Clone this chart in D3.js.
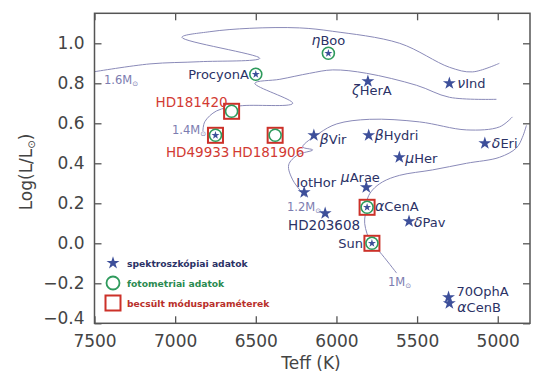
<!DOCTYPE html>
<html>
<head>
<meta charset="utf-8">
<script src="https://cdn.jsdelivr.net/npm/d3@7"></script>
<style>
  body { margin: 0; background: #fff; }
  text { font-family: "DejaVu Sans", sans-serif; }
</style>
</head>
<body>
<svg id="canvas" width="540" height="385"></svg>
<script>
// star data: name, Teff (K), log(L/Lsun)
const starNames = ["ProcyonA", "ηBoo", "HD181420", "HD49933", "HD181906", "ζHerA", "νInd", "βVir",
  "βHydri", "δEri", "μHer", "μArae", "IotHor", "αCenA", "HD203608", "δPav", "Sun", "70OphA", "αCenB"];
const starTeff = [6500, 6050, 6650, 6750, 6380, 5805, 5300, 6140, 5800, 5080, 5610, 5815, 6200, 5810, 6070, 5550, 5780, 5305, 5300];
const starLogL = [0.845, 0.95, 0.66, 0.54, 0.54, 0.81, 0.80, 0.54, 0.54, 0.50, 0.43, 0.28, 0.255, 0.18, 0.15, 0.11, 0.0, -0.27, -0.30];

// which data each star has
const spectroStars = ["ProcyonA", "ηBoo", "HD49933", "ζHerA", "νInd", "βVir", "βHydri", "δEri", "μHer",
  "μArae", "IotHor", "αCenA", "HD203608", "δPav", "Sun", "70OphA", "αCenB"];
const photoStars = ["ProcyonA", "ηBoo", "HD181420", "HD49933", "HD181906", "αCenA", "Sun"];
const modeStars = ["HD181420", "HD49933", "HD181906", "αCenA", "Sun"];

// evolutionary tracks [Teff, logL]
const track16 = [[7500, 0.858], [7156, 0.897], [6847, 0.908], [6475, 0.925], [6958, 1.03], [6785, 1.058],
  [6537, 1.075], [6228, 1.077], [6023, 1.06], [5608, 1.0], [5299, 0.88], [5157, 0.857], [4990, 0.90]];
const track14 = [[6828, 0.561], [6816, 0.608], [6743, 0.662], [6599, 0.687], [6271, 0.70], [6506, 0.80],
  [6351, 0.82], [6166, 0.85], [6023, 0.867], [5813, 0.85], [5503, 0.79], [5299, 0.73], [5008, 0.72]];
const track12 = [[6190, 0.232], [6271, 0.317], [6296, 0.392], [6240, 0.442], [6147, 0.467], [6209, 0.482],
  [6104, 0.552], [5998, 0.597], [5794, 0.62], [5485, 0.607], [5194, 0.567], [4989, 0.582], [4909, 0.632]];
const track10 = [[5627, -0.149], [5732, -0.043], [5784, 0.0], [5825, 0.10], [5813, 0.18], [5806, 0.227],
  [5776, 0.267], [5714, 0.307], [5608, 0.34], [5404, 0.367], [5194, 0.40], [4989, 0.43], [4884, 0.477],
  [4847, 0.53], [4822, 0.59]];
const trackMasses = ["1.6", "1.4", "1.2", "1"];

const xTicks = [7500, 7000, 6500, 6000, 5500, 5000];
const yTicks = [-0.4, -0.2, 0.0, 0.2, 0.4, 0.6, 0.8, 1.0];

const legendLabels = ["spektroszkópiai adatok", "fotometriai adatok", "becsült módusparaméterek"];

// layout
const mLeft = 94.5, mRight = 530, mTop = 13.3, mBottom = 323.3;
const starBlue = "#3d4f9a", green = "#2e9a5c", red = "#cc3129", trackCol = "#8a8ab8", textBlue = "#2b3266";

const svg = d3.select("#canvas");
const x = d3.scaleLinear().domain([7500, 4800]).range([mLeft, mRight]);
const y = d3.scaleLinear().domain([-0.4, 1.15]).range([mBottom, mTop]);

const plot = svg.append("g");
plot.append("clipPath").attr("id", "clip").append("rect")
  .attr("x", mLeft).attr("y", mTop).attr("width", mRight - mLeft).attr("height", mBottom - mTop);

// tracks
const line = d3.line().x(d => x(d[0])).y(d => y(d[1])).curve(d3.curveCatmullRom.alpha(0.5));
plot.append("g").attr("clip-path", "url(#clip)")
  .selectAll("path").data([track16, track14, track12, track10]).join("path")
  .attr("d", line).attr("fill", "none").attr("stroke", trackCol).attr("stroke-width", 1);

// mass labels
const massPos = [[104, 84], [172, 134], [287, 211], [388, 286]];
massPos.forEach((p, i) => {
  const t = plot.append("text").attr("x", p[0]).attr("y", p[1])
    .attr("font-size", 11.5).attr("fill", "#7c7cb0");
  t.append("tspan").text(trackMasses[i] + "M");
  t.append("tspan").text("⊙").attr("font-size", 7).attr("dy", 2);
});

// markers
const starSym = d3.symbol(d3.symbolStar);
const stars = starNames.map((n, i) => ({ name: n, t: starTeff[i], l: starLogL[i],
  spec: spectroStars.includes(n), phot: photoStars.includes(n), mode: modeStars.includes(n) }));

const mk = plot.append("g").selectAll("g").data(stars).join("g")
  .attr("transform", d => `translate(${x(d.t)},${y(d.l)})`);

mk.filter(d => d.mode).append("rect")
  .attr("x", -7.5).attr("y", -7.5).attr("width", 15).attr("height", 15)
  .attr("fill", "#fff").attr("stroke", red).attr("stroke-width", 2);
mk.filter(d => d.phot).append("circle").attr("r", 6)
  .attr("fill", "#fff").attr("stroke", green).attr("stroke-width", 1.6);
mk.filter(d => d.spec).append("path")
  .attr("d", d => starSym.size(d.phot ? 20 : 52)())
  .attr("fill", starBlue);

// star labels [dx, dy, anchor]
const labelPos = {
  "ProcyonA": [-7, 5, "end"], "ηBoo": [0, -8, "middle"], "HD181420": [-4, -4, "end"],
  "HD49933": [14, 22, "end"], "HD181906": [-43, 22, "start"], "ζHerA": [4, 14, "middle"],
  "νInd": [8, 5, "start"], "βVir": [6, 9, "start"], "βHydri": [6, 5, "start"], "δEri": [7, 5, "start"],
  "μHer": [6, 6, "start"], "μArae": [-6, -5, "middle"], "IotHor": [-8, -5, "start"],
  "αCenA": [8, 4, "start"], "HD203608": [35, 17, "end"], "δPav": [5, 6, "start"], "Sun": [-9, 5, "end"],
  "70OphA": [8, -1, "start"], "αCenB": [8, 9, "start"]
};
const redNames = ["HD181420", "HD49933", "HD181906"];
const greek = /^[α-ω]/;
const lab = plot.append("g").selectAll("text").data(stars).join("text")
  .attr("x", d => x(d.t) + labelPos[d.name][0])
  .attr("y", d => y(d.l) + labelPos[d.name][1])
  .attr("text-anchor", d => labelPos[d.name][2])
  .attr("font-size", d => redNames.includes(d.name) || d.name === "HD203608" ? 13.5 : 13)
  .attr("fill", d => redNames.includes(d.name) ? "#d23a33" : textBlue);
lab.each(function (d) {
  const t = d3.select(this);
  if (greek.test(d.name)) {
    t.append("tspan").text(d.name[0]).attr("font-size", 14).attr("font-style", "italic");
    t.append("tspan").text(d.name.slice(1));
  } else t.text(d.name);
});

// frame with inward ticks
svg.append("rect").attr("x", mLeft).attr("y", mTop).attr("width", mRight - mLeft).attr("height", mBottom - mTop)
  .attr("fill", "none").attr("stroke", "#555").attr("stroke-width", 1.5);

const axB = svg.append("g").attr("transform", `translate(0,${mBottom})`)
  .call(d3.axisBottom(x).tickValues(xTicks).tickSizeInner(-7).tickSizeOuter(0).tickPadding(12)
    .tickFormat(d3.format("d")));
const axT = svg.append("g").attr("transform", `translate(0,${mTop})`)
  .call(d3.axisTop(x).tickValues(xTicks).tickSizeInner(-7).tickSizeOuter(0).tickFormat(""));
const axL = svg.append("g").attr("transform", `translate(${mLeft},0)`)
  .call(d3.axisLeft(y).tickValues(yTicks).tickSizeInner(-7).tickSizeOuter(0).tickPadding(10)
    .tickFormat(d => d3.format(".1f")(d).replace("-", "−")));
const axR = svg.append("g").attr("transform", `translate(${mRight},0)`)
  .call(d3.axisRight(y).tickValues(yTicks).tickSizeInner(-7).tickSizeOuter(0).tickFormat(""));
[axB, axT, axL, axR].forEach(a => {
  a.select(".domain").remove();
  a.selectAll("line").attr("stroke", "#555").attr("stroke-width", 1.3);
  a.selectAll("text").attr("font-size", 17).attr("fill", "#444")
    .attr("font-family", "DejaVu Sans, sans-serif");
});
axL.selectAll(".tick").filter(d => d === -0.4).select("text").attr("dy", "0.0em");

// axis titles
svg.append("text").attr("x", 311).attr("y", 369).attr("text-anchor", "middle")
  .attr("font-size", 17).attr("fill", "#444").text("Teff (K)");
const yt = svg.append("text").attr("transform", "translate(32,172) rotate(-90)")
  .attr("text-anchor", "middle").attr("font-size", 17).attr("fill", "#444");
yt.append("tspan").text("Log(L/L");
yt.append("tspan").text("⊙").attr("font-size", 10).attr("dy", 3);
yt.append("tspan").text(")").attr("dy", -3);

// legend
const lg = svg.append("g").attr("transform", "translate(113,263)");
const legCols = [textBlue, "#2a8a50", "#b8302b"];
legendLabels.forEach((s, i) => {
  const g = lg.append("g").attr("transform", `translate(0,${i * 20})`);
  if (i === 0) g.append("path").attr("d", starSym.size(52)()).attr("fill", starBlue);
  if (i === 1) g.append("circle").attr("r", 6.5).attr("fill", "none").attr("stroke", green).attr("stroke-width", 1.8);
  if (i === 2) g.append("rect").attr("x", -7.5).attr("y", -7.5).attr("width", 15).attr("height", 15)
    .attr("fill", "none").attr("stroke", red).attr("stroke-width", 2);
  g.append("text").attr("x", 14).attr("y", 3.5).attr("font-size", 9.2).attr("font-weight", "bold")
    .attr("fill", legCols[i]).text(s);
});
</script>
</body>
</html>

* [PROBLEM DESCRIPTION]: Restate the data word for word from its first line through the line with "0.0, -0.27, -0.30];", leaving out any picture along the way.

* [RESULT OF THIS EXERCISE]:
Clone this chart in D3.js.
<!DOCTYPE html>
<html>
<head>
<meta charset="utf-8">
<script src="https://cdn.jsdelivr.net/npm/d3@7"></script>
<style>
  body { margin: 0; background: #fff; }
  text { font-family: "DejaVu Sans", sans-serif; }
</style>
</head>
<body>
<svg id="canvas" width="540" height="385"></svg>
<script>
// star data: name, Teff (K), log(L/Lsun)
const starNames = ["ProcyonA", "ηBoo", "HD181420", "HD49933", "HD181906", "ζHerA", "νInd", "βVir",
  "βHydri", "δEri", "μHer", "μArae", "IotHor", "αCenA", "HD203608", "δPav", "Sun", "70OphA", "αCenB"];
const starTeff = [6500, 6050, 6650, 6750, 6380, 5805, 5300, 6140, 5800, 5080, 5610, 5815, 6200, 5810, 6070, 5550, 5780, 5305, 5300];
const starLogL = [0.845, 0.95, 0.66, 0.54, 0.54, 0.81, 0.80, 0.54, 0.54, 0.50, 0.43, 0.28, 0.255, 0.18, 0.15, 0.11, 0.0, -0.27, -0.30];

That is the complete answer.